- Work to complete -
Transcribe the material verbatim in full; the pictures do not belong in the copy.

- Source material -
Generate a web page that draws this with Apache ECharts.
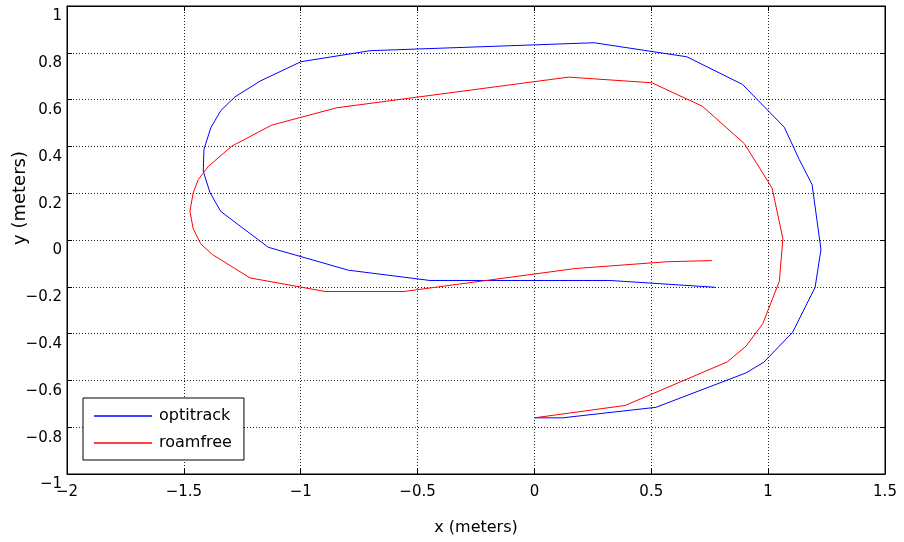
<!DOCTYPE html>
<html>
<head>
<meta charset="utf-8">
<script src="https://cdn.jsdelivr.net/npm/echarts@6/dist/echarts.min.js"></script>
<style>
  html, body { margin: 0; padding: 0; background: #fff; }
  #chart { width: 904px; height: 542px; }
</style>
</head>
<body>
<div id="chart"></div>
<script>
// track points, [x, y] in meters
const optitrack = [
  [0.00, -0.76], [0.12, -0.76], [0.52, -0.715], [0.905, -0.568], [0.982, -0.522],
  [1.105, -0.394], [1.201, -0.202], [1.226, -0.041], [1.188, 0.237], [1.133, 0.344],
  [1.069, 0.482], [0.89, 0.665], [0.652, 0.783], [0.255, 0.843], [-0.703, 0.809],
  [-0.999, 0.762], [-1.174, 0.679], [-1.281, 0.612], [-1.342, 0.553], [-1.385, 0.479],
  [-1.414, 0.387], [-1.417, 0.294], [-1.388, 0.202], [-1.342, 0.122], [-1.139, -0.031],
  [-0.796, -0.129], [-0.447, -0.173], [0.323, -0.173], [0.773, -0.202],
];

const roamfree = [
  [0.00, -0.76], [0.388, -0.707], [0.825, -0.521], [0.905, -0.454], [0.977, -0.358],
  [1.048, -0.176], [1.063, 0.006], [1.017, 0.222], [0.898, 0.412], [0.718, 0.572],
  [0.502, 0.672], [0.146, 0.696], [-0.846, 0.565], [-1.124, 0.491], [-1.295, 0.401],
  [-1.395, 0.315], [-1.438, 0.259], [-1.46, 0.202], [-1.474, 0.123], [-1.46, 0.048],
  [-1.428, -0.016], [-1.378, -0.062], [-1.217, -0.162], [-0.896, -0.22], [-0.558, -0.22],
  [0.174, -0.122], [0.566, -0.093], [0.759, -0.088],
];

const SERIES_NAMES = ["optitrack", "roamfree"];
const COLORS = ["#0000ff", "#ff0000"];
const X_RANGE = [-2, 1.5, 0.5];
const Y_RANGE = [-1, 1, 0.2];
const FONT = "DejaVu Sans";

function tickText(v) {
  const s = String(Math.round(v * 10) / 10);
  return s.replace("-", "\u2212");
}

const chart = echarts.init(document.getElementById("chart"));

const gridLine = { show: true, lineStyle: { color: "#222", width: 1, type: [1, 2] } };
const axisLine = { show: true, onZero: false, lineStyle: { color: "#000", width: 1 } };
const tick = { show: true, inside: true, length: 5, lineStyle: { color: "#000" } };

chart.setOption({
  animation: false,
  grid: {
    left: 67, right: 19, top: 6, bottom: 68,
    containLabel: false, outerBoundsMode: "none",
    show: true, borderColor: "#000", borderWidth: 1,
  },
  xAxis: [
    {
      type: "value", min: X_RANGE[0], max: X_RANGE[1], interval: X_RANGE[2],
      name: "x (meters)", nameLocation: "middle", nameGap: 46, nameMoveOverlap: false,
      nameTextStyle: { fontFamily: FONT, fontSize: 16, color: "#000" },
      axisLine, axisTick: tick, splitLine: gridLine,
      axisLabel: { formatter: tickText, fontFamily: FONT, fontSize: 15, color: "#000", margin: 11 },
    },
    {
      type: "value", position: "top", min: X_RANGE[0], max: X_RANGE[1], interval: X_RANGE[2],
      axisLine, axisTick: tick, splitLine: { show: false }, axisLabel: { show: false },
    },
  ],
  yAxis: [
    {
      type: "value", min: Y_RANGE[0], max: Y_RANGE[1], interval: Y_RANGE[2],
      name: "y (meters)", nameLocation: "middle", nameGap: 38, nameMoveOverlap: false,
      nameTextStyle: { fontFamily: FONT, fontSize: 18, color: "#000", padding: [0, 0, 0, 84] },
      axisLine, axisTick: tick, splitLine: gridLine,
      axisLabel: {
        formatter: tickText, fontFamily: FONT, fontSize: 15, color: "#000",
        margin: 5, verticalAlign: "top", padding: [3, 0, 0, 0],
      },
    },
    {
      type: "value", position: "right", min: Y_RANGE[0], max: Y_RANGE[1], interval: Y_RANGE[2],
      axisLine, axisTick: tick, splitLine: { show: false }, axisLabel: { show: false },
    },
  ],
  legend: {
    orient: "vertical", left: 83, top: 398,
    data: SERIES_NAMES,
    icon: "rect", itemWidth: 58, itemHeight: 1.5, itemGap: 11,
    padding: [10, 12, 9, 11],
    backgroundColor: "#fff", borderColor: "#000", borderWidth: 1,
    textStyle: { fontFamily: FONT, fontSize: 16, color: "#000", padding: [0, 0, 0, 2] },
  },
  series: [optitrack, roamfree].map((data, i) => ({
    name: SERIES_NAMES[i],
    type: "line",
    data,
    showSymbol: false,
    symbol: "none",
    lineStyle: { color: COLORS[i], width: 1 },
    itemStyle: { color: COLORS[i] },
    z: 3,
  })),
});
</script>
</body>
</html>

- Written response -
Generate a web page that draws this with Apache ECharts.
<!DOCTYPE html>
<html>
<head>
<meta charset="utf-8">
<script src="https://cdn.jsdelivr.net/npm/echarts@6/dist/echarts.min.js"></script>
<style>
  html, body { margin: 0; padding: 0; background: #fff; }
  #chart { width: 904px; height: 542px; }
</style>
</head>
<body>
<div id="chart"></div>
<script>
// track points, [x, y] in meters
const optitrack = [
  [0.00, -0.76], [0.12, -0.76], [0.52, -0.715], [0.905, -0.568], [0.982, -0.522],
  [1.105, -0.394], [1.201, -0.202], [1.226, -0.041], [1.188, 0.237], [1.133, 0.344],
  [1.069, 0.482], [0.89, 0.665], [0.652, 0.783], [0.255, 0.843], [-0.703, 0.809],
  [-0.999, 0.762], [-1.174, 0.679], [-1.281, 0.612], [-1.342, 0.553], [-1.385, 0.479],
  [-1.414, 0.387], [-1.417, 0.294], [-1.388, 0.202], [-1.342, 0.122], [-1.139, -0.031],
  [-0.796, -0.129], [-0.447, -0.173], [0.323, -0.173], [0.773, -0.202],
];

const roamfree = [
  [0.00, -0.76], [0.388, -0.707], [0.825, -0.521], [0.905, -0.454], [0.977, -0.358],
  [1.048, -0.176], [1.063, 0.006], [1.017, 0.222], [0.898, 0.412], [0.718, 0.572],
  [0.502, 0.672], [0.146, 0.696], [-0.846, 0.565], [-1.124, 0.491], [-1.295, 0.401],
  [-1.395, 0.315], [-1.438, 0.259], [-1.46, 0.202], [-1.474, 0.123], [-1.46, 0.048],
  [-1.428, -0.016], [-1.378, -0.062], [-1.217, -0.162], [-0.896, -0.22], [-0.558, -0.22],
  [0.174, -0.122], [0.566, -0.093], [0.759, -0.088],
];

const SERIES_NAMES = ["optitrack", "roamfree"];
const COLORS = ["#0000ff", "#ff0000"];
const X_RANGE = [-2, 1.5, 0.5];
const Y_RANGE = [-1, 1, 0.2];
const FONT = "DejaVu Sans";

function tickText(v) {
  const s = String(Math.round(v * 10) / 10);
  return s.replace("-", "\u2212");
}

const chart = echarts.init(document.getElementById("chart"));

const gridLine = { show: true, lineStyle: { color: "#222", width: 1, type: [1, 2] } };
const axisLine = { show: true, onZero: false, lineStyle: { color: "#000", width: 1 } };
const tick = { show: true, inside: true, length: 5, lineStyle: { color: "#000" } };

chart.setOption({
  animation: false,
  grid: {
    left: 67, right: 19, top: 6, bottom: 68,
    containLabel: false, outerBoundsMode: "none",
    show: true, borderColor: "#000", borderWidth: 1,
  },
  xAxis: [
    {
      type: "value", min: X_RANGE[0], max: X_RANGE[1], interval: X_RANGE[2],
      name: "x (meters)", nameLocation: "middle", nameGap: 46, nameMoveOverlap: false,
      nameTextStyle: { fontFamily: FONT, fontSize: 16, color: "#000" },
      axisLine, axisTick: tick, splitLine: gridLine,
      axisLabel: { formatter: tickText, fontFamily: FONT, fontSize: 15, color: "#000", margin: 11 },
    },
    {
      type: "value", position: "top", min: X_RANGE[0], max: X_RANGE[1], interval: X_RANGE[2],
      axisLine, axisTick: tick, splitLine: { show: false }, axisLabel: { show: false },
    },
  ],
  yAxis: [
    {
      type: "value", min: Y_RANGE[0], max: Y_RANGE[1], interval: Y_RANGE[2],
      name: "y (meters)", nameLocation: "middle", nameGap: 38, nameMoveOverlap: false,
      nameTextStyle: { fontFamily: FONT, fontSize: 18, color: "#000", padding: [0, 0, 0, 84] },
      axisLine, axisTick: tick, splitLine: gridLine,
      axisLabel: {
        formatter: tickText, fontFamily: FONT, fontSize: 15, color: "#000",
        margin: 5, verticalAlign: "top", padding: [3, 0, 0, 0],
      },
    },
    {
      type: "value", position: "right", min: Y_RANGE[0], max: Y_RANGE[1], interval: Y_RANGE[2],
      axisLine, axisTick: tick, splitLine: { show: false }, axisLabel: { show: false },
    },
  ],
  legend: {
    orient: "vertical", left: 83, top: 398,
    data: SERIES_NAMES,
    icon: "rect", itemWidth: 58, itemHeight: 1.5, itemGap: 11,
    padding: [10, 12, 9, 11],
    backgroundColor: "#fff", borderColor: "#000", borderWidth: 1,
    textStyle: { fontFamily: FONT, fontSize: 16, color: "#000", padding: [0, 0, 0, 2] },
  },
  series: [optitrack, roamfree].map((data, i) => ({
    name: SERIES_NAMES[i],
    type: "line",
    data,
    showSymbol: false,
    symbol: "none",
    lineStyle: { color: COLORS[i], width: 1 },
    itemStyle: { color: COLORS[i] },
    z: 3,
  })),
});
</script>
</body>
</html>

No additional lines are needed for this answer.